● **SHORT EXERCISE**
Set down each line of the data below exactly as it stands, dropping the pictures.
────
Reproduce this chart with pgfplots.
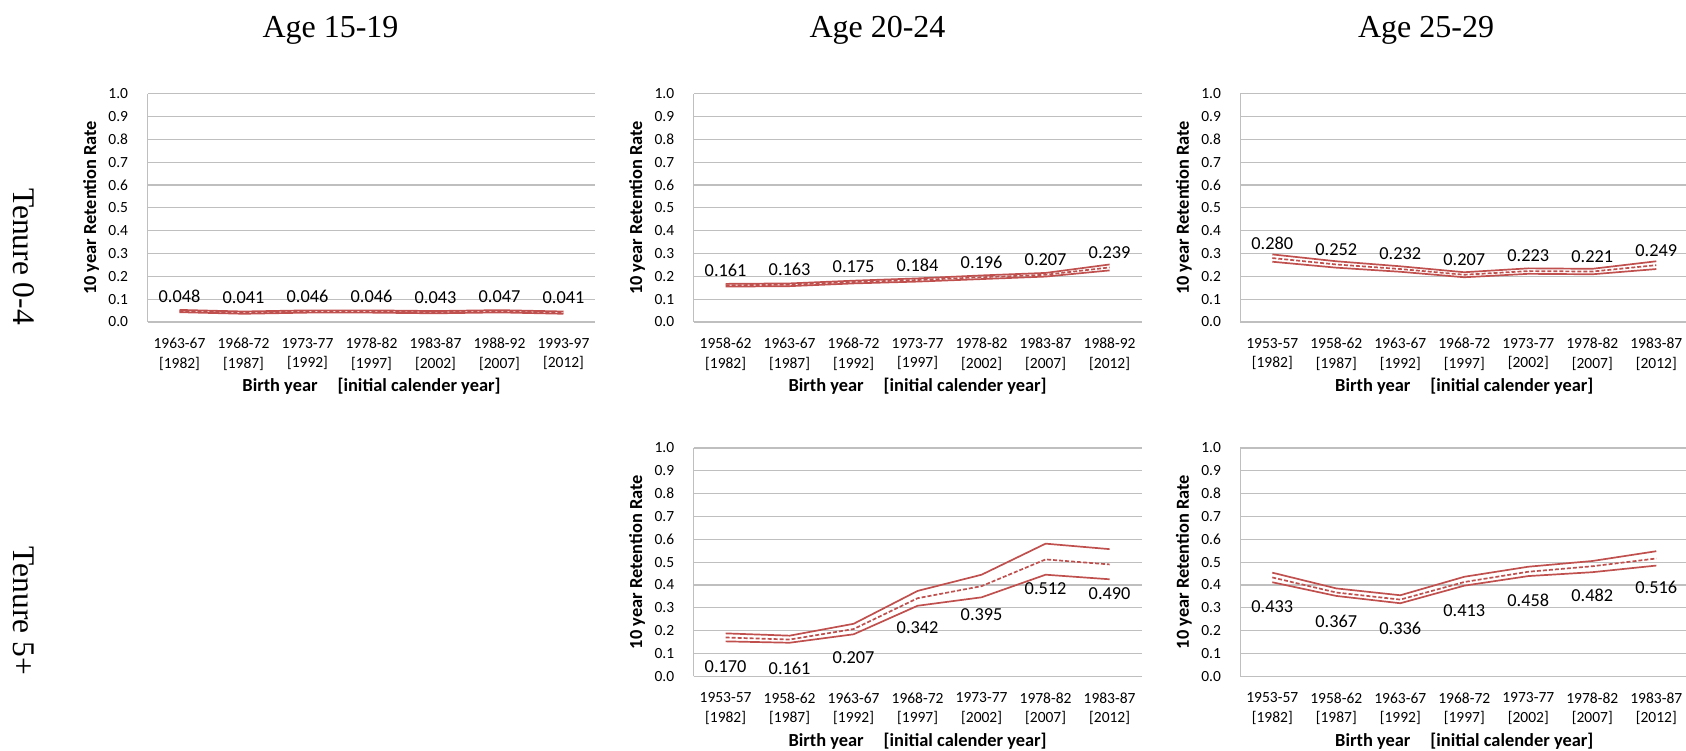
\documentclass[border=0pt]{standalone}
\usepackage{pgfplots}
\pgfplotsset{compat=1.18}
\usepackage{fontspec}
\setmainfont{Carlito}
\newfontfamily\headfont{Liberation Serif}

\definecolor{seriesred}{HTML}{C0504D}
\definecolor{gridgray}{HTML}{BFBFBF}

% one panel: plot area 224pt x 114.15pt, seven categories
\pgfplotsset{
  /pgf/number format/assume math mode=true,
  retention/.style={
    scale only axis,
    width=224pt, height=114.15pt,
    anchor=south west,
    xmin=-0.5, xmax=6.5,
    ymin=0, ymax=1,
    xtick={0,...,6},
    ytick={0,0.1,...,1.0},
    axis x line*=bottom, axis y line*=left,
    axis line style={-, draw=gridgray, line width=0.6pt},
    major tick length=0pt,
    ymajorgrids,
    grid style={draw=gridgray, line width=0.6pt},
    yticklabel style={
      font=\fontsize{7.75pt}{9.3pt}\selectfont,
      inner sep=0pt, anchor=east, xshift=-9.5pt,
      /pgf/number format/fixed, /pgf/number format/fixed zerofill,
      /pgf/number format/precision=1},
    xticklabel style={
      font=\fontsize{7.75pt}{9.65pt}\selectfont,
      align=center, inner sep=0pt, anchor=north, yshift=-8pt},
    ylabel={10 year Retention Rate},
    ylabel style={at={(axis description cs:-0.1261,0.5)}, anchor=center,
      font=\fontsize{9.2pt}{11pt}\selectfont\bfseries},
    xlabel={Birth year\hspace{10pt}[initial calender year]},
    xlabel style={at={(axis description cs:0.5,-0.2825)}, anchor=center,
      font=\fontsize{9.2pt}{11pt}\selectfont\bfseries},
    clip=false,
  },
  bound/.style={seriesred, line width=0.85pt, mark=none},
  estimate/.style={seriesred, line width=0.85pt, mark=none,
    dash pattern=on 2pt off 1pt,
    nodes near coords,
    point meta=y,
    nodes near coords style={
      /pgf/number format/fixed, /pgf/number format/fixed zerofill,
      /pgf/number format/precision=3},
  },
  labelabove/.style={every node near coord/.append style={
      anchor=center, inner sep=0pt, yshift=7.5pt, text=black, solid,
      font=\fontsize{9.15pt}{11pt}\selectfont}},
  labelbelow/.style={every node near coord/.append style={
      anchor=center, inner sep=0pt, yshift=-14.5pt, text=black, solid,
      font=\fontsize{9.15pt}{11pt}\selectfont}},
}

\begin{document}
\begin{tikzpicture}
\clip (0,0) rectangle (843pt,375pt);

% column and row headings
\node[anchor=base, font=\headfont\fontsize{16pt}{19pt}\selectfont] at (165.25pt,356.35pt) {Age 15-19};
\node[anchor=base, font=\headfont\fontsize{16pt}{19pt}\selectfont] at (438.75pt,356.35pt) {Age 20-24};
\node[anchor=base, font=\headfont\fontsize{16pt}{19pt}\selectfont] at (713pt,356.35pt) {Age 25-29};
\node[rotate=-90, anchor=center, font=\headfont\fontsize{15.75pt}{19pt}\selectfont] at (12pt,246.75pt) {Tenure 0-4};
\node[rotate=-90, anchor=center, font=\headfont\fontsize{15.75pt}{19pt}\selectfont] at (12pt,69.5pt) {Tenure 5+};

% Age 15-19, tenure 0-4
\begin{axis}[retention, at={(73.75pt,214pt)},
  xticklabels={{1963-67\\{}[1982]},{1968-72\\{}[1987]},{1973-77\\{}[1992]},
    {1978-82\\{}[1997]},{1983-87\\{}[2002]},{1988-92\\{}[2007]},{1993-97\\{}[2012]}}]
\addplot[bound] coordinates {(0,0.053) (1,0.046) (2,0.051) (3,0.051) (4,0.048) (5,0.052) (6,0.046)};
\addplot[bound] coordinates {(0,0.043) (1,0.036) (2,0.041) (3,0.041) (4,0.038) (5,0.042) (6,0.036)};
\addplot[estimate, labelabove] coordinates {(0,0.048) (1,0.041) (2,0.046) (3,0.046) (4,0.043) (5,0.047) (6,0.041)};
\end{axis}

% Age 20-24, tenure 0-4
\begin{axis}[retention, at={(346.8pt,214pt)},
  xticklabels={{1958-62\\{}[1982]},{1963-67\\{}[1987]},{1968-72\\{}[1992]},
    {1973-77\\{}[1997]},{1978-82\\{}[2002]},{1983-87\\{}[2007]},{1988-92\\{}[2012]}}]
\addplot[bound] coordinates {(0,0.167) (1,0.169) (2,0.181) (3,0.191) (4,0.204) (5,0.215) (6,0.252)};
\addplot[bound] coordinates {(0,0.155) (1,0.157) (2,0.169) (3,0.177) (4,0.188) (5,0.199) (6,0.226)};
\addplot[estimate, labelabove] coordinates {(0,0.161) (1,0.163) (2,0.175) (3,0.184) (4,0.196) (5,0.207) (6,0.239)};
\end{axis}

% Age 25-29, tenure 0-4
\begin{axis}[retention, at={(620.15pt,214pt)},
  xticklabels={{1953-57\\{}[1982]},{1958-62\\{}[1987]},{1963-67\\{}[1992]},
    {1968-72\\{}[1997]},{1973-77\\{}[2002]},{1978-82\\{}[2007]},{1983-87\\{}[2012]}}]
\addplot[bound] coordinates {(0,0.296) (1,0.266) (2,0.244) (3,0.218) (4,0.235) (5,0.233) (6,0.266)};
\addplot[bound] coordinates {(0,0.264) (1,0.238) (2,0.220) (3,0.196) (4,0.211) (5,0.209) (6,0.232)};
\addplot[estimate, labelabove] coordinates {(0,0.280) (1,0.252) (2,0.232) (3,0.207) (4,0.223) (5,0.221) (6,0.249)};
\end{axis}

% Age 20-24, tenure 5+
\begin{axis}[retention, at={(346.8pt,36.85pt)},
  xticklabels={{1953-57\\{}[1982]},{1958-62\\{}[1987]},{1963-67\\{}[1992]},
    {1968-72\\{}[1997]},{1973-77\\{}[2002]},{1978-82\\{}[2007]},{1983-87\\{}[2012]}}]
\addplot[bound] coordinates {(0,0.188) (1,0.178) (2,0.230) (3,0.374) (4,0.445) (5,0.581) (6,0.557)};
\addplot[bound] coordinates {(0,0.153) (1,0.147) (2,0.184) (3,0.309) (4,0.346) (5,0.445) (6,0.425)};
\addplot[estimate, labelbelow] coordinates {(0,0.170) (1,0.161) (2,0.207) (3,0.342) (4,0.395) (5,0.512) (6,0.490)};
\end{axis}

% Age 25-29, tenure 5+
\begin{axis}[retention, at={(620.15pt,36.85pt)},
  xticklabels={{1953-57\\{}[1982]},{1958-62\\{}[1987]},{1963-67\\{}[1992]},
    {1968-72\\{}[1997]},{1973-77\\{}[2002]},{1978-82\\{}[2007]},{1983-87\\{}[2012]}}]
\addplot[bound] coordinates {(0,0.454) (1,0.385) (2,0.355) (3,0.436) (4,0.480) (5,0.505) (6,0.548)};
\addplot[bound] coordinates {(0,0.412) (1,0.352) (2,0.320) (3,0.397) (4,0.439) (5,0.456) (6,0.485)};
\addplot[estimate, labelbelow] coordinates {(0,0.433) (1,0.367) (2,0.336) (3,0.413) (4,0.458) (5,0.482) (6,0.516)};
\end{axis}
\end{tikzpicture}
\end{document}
────
● **TASK RESPONSE**
Reproduce this chart with pgfplots.
\documentclass[border=0pt]{standalone}
\usepackage{pgfplots}
\pgfplotsset{compat=1.18}
\usepackage{fontspec}
\setmainfont{Carlito}
\newfontfamily\headfont{Liberation Serif}

\definecolor{seriesred}{HTML}{C0504D}
\definecolor{gridgray}{HTML}{BFBFBF}

% one panel: plot area 224pt x 114.15pt, seven categories
\pgfplotsset{
  /pgf/number format/assume math mode=true,
  retention/.style={
    scale only axis,
    width=224pt, height=114.15pt,
    anchor=south west,
    xmin=-0.5, xmax=6.5,
    ymin=0, ymax=1,
    xtick={0,...,6},
    ytick={0,0.1,...,1.0},
    axis x line*=bottom, axis y line*=left,
    axis line style={-, draw=gridgray, line width=0.6pt},
    major tick length=0pt,
    ymajorgrids,
    grid style={draw=gridgray, line width=0.6pt},
    yticklabel style={
      font=\fontsize{7.75pt}{9.3pt}\selectfont,
      inner sep=0pt, anchor=east, xshift=-9.5pt,
      /pgf/number format/fixed, /pgf/number format/fixed zerofill,
      /pgf/number format/precision=1},
    xticklabel style={
      font=\fontsize{7.75pt}{9.65pt}\selectfont,
      align=center, inner sep=0pt, anchor=north, yshift=-8pt},
    ylabel={10 year Retention Rate},
    ylabel style={at={(axis description cs:-0.1261,0.5)}, anchor=center,
      font=\fontsize{9.2pt}{11pt}\selectfont\bfseries},
    xlabel={Birth year\hspace{10pt}[initial calender year]},
    xlabel style={at={(axis description cs:0.5,-0.2825)}, anchor=center,
      font=\fontsize{9.2pt}{11pt}\selectfont\bfseries},
    clip=false,
  },
  bound/.style={seriesred, line width=0.85pt, mark=none},
  estimate/.style={seriesred, line width=0.85pt, mark=none,
    dash pattern=on 2pt off 1pt,
    nodes near coords,
    point meta=y,
    nodes near coords style={
      /pgf/number format/fixed, /pgf/number format/fixed zerofill,
      /pgf/number format/precision=3},
  },
  labelabove/.style={every node near coord/.append style={
      anchor=center, inner sep=0pt, yshift=7.5pt, text=black, solid,
      font=\fontsize{9.15pt}{11pt}\selectfont}},
  labelbelow/.style={every node near coord/.append style={
      anchor=center, inner sep=0pt, yshift=-14.5pt, text=black, solid,
      font=\fontsize{9.15pt}{11pt}\selectfont}},
}

\begin{document}
\begin{tikzpicture}
\clip (0,0) rectangle (843pt,375pt);

% column and row headings
\node[anchor=base, font=\headfont\fontsize{16pt}{19pt}\selectfont] at (165.25pt,356.35pt) {Age 15-19};
\node[anchor=base, font=\headfont\fontsize{16pt}{19pt}\selectfont] at (438.75pt,356.35pt) {Age 20-24};
\node[anchor=base, font=\headfont\fontsize{16pt}{19pt}\selectfont] at (713pt,356.35pt) {Age 25-29};
\node[rotate=-90, anchor=center, font=\headfont\fontsize{15.75pt}{19pt}\selectfont] at (12pt,246.75pt) {Tenure 0-4};
\node[rotate=-90, anchor=center, font=\headfont\fontsize{15.75pt}{19pt}\selectfont] at (12pt,69.5pt) {Tenure 5+};

% Age 15-19, tenure 0-4
\begin{axis}[retention, at={(73.75pt,214pt)},
  xticklabels={{1963-67\\{}[1982]},{1968-72\\{}[1987]},{1973-77\\{}[1992]},
    {1978-82\\{}[1997]},{1983-87\\{}[2002]},{1988-92\\{}[2007]},{1993-97\\{}[2012]}}]
\addplot[bound] coordinates {(0,0.053) (1,0.046) (2,0.051) (3,0.051) (4,0.048) (5,0.052) (6,0.046)};
\addplot[bound] coordinates {(0,0.043) (1,0.036) (2,0.041) (3,0.041) (4,0.038) (5,0.042) (6,0.036)};
\addplot[estimate, labelabove] coordinates {(0,0.048) (1,0.041) (2,0.046) (3,0.046) (4,0.043) (5,0.047) (6,0.041)};
\end{axis}

% Age 20-24, tenure 0-4
\begin{axis}[retention, at={(346.8pt,214pt)},
  xticklabels={{1958-62\\{}[1982]},{1963-67\\{}[1987]},{1968-72\\{}[1992]},
    {1973-77\\{}[1997]},{1978-82\\{}[2002]},{1983-87\\{}[2007]},{1988-92\\{}[2012]}}]
\addplot[bound] coordinates {(0,0.167) (1,0.169) (2,0.181) (3,0.191) (4,0.204) (5,0.215) (6,0.252)};
\addplot[bound] coordinates {(0,0.155) (1,0.157) (2,0.169) (3,0.177) (4,0.188) (5,0.199) (6,0.226)};
\addplot[estimate, labelabove] coordinates {(0,0.161) (1,0.163) (2,0.175) (3,0.184) (4,0.196) (5,0.207) (6,0.239)};
\end{axis}

% Age 25-29, tenure 0-4
\begin{axis}[retention, at={(620.15pt,214pt)},
  xticklabels={{1953-57\\{}[1982]},{1958-62\\{}[1987]},{1963-67\\{}[1992]},
    {1968-72\\{}[1997]},{1973-77\\{}[2002]},{1978-82\\{}[2007]},{1983-87\\{}[2012]}}]
\addplot[bound] coordinates {(0,0.296) (1,0.266) (2,0.244) (3,0.218) (4,0.235) (5,0.233) (6,0.266)};
\addplot[bound] coordinates {(0,0.264) (1,0.238) (2,0.220) (3,0.196) (4,0.211) (5,0.209) (6,0.232)};
\addplot[estimate, labelabove] coordinates {(0,0.280) (1,0.252) (2,0.232) (3,0.207) (4,0.223) (5,0.221) (6,0.249)};
\end{axis}

% Age 20-24, tenure 5+
\begin{axis}[retention, at={(346.8pt,36.85pt)},
  xticklabels={{1953-57\\{}[1982]},{1958-62\\{}[1987]},{1963-67\\{}[1992]},
    {1968-72\\{}[1997]},{1973-77\\{}[2002]},{1978-82\\{}[2007]},{1983-87\\{}[2012]}}]
\addplot[bound] coordinates {(0,0.188) (1,0.178) (2,0.230) (3,0.374) (4,0.445) (5,0.581) (6,0.557)};
\addplot[bound] coordinates {(0,0.153) (1,0.147) (2,0.184) (3,0.309) (4,0.346) (5,0.445) (6,0.425)};
\addplot[estimate, labelbelow] coordinates {(0,0.170) (1,0.161) (2,0.207) (3,0.342) (4,0.395) (5,0.512) (6,0.490)};
\end{axis}

% Age 25-29, tenure 5+
\begin{axis}[retention, at={(620.15pt,36.85pt)},
  xticklabels={{1953-57\\{}[1982]},{1958-62\\{}[1987]},{1963-67\\{}[1992]},
    {1968-72\\{}[1997]},{1973-77\\{}[2002]},{1978-82\\{}[2007]},{1983-87\\{}[2012]}}]
\addplot[bound] coordinates {(0,0.454) (1,0.385) (2,0.355) (3,0.436) (4,0.480) (5,0.505) (6,0.548)};
\addplot[bound] coordinates {(0,0.412) (1,0.352) (2,0.320) (3,0.397) (4,0.439) (5,0.456) (6,0.485)};
\addplot[estimate, labelbelow] coordinates {(0,0.433) (1,0.367) (2,0.336) (3,0.413) (4,0.458) (5,0.482) (6,0.516)};
\end{axis}
\end{tikzpicture}
\end{document}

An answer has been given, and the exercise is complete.